Elle écrit : «Rien ne me fait peur en écriture.» Ou encore : «Il n’y a pas de vérité inférieure.» Dans une double actualité, Annie Ernaux publie Le Jeune Homme, un texte bref et dense, raclé à l’os, d’à peine 50 pages. Et au même moment, paraît un formidable Cahier de L’Herne, tout à elle consacré. Depuis la parution de son premier texte, Les Armoires vides (1974), au fil de ses livres, elle (se) raconte. La vie d’une jeune fille, d’une femme, d’une mère, d’un père. Le transfuge de classe. Un avortement…

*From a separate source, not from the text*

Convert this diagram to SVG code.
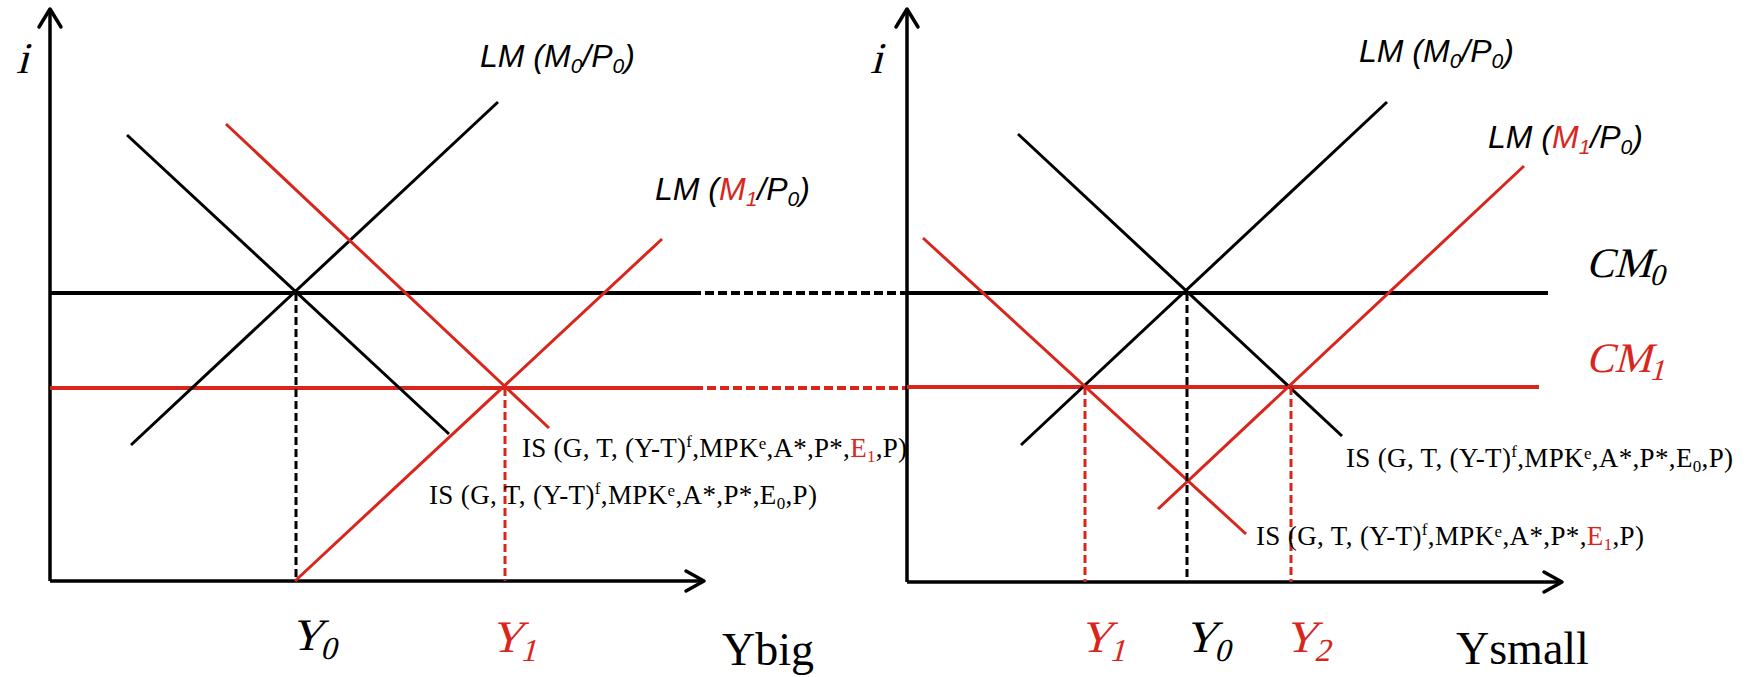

Souvent, j’ai fait l’amour pour m’obliger à écrire

«Si je ne les écris pas, les choses ne sont pas allées jusqu’à leur terme, elles ont été seulement vécues», écrit-elle en ouverture de ce Jeune Homme, récit de la liaison amoureuse d’une femme de 54 ans et d’un jeune homme de trente ans son cadet, en Normandie au mitan des années 1990. L’étudiant se prénomme A., a une petite amie dans la vie de tous les jours. Confidence de la narratrice : «Souvent, j’ai fait l’amour pour m’obliger à écrire (…) J’espérais que la fin de l’attente la plus violente qui soit, celle de jouir, me fasse éprouver la certitude qu’il n’y avait pas de jouissance supérieure à celle de l’écriture d’un livre.» Ressurgissent les doutes régulièrement évoqués au sujet de l’autofiction : mettre en scène, planifier les évènements de sa vie pour ensuite écrire… Récemment, Annie Ernaux confiait piocher dans ses souvenirs et ses instants de vie pour mettre au grand jour des sujets de société. De l’individuel à l’universel…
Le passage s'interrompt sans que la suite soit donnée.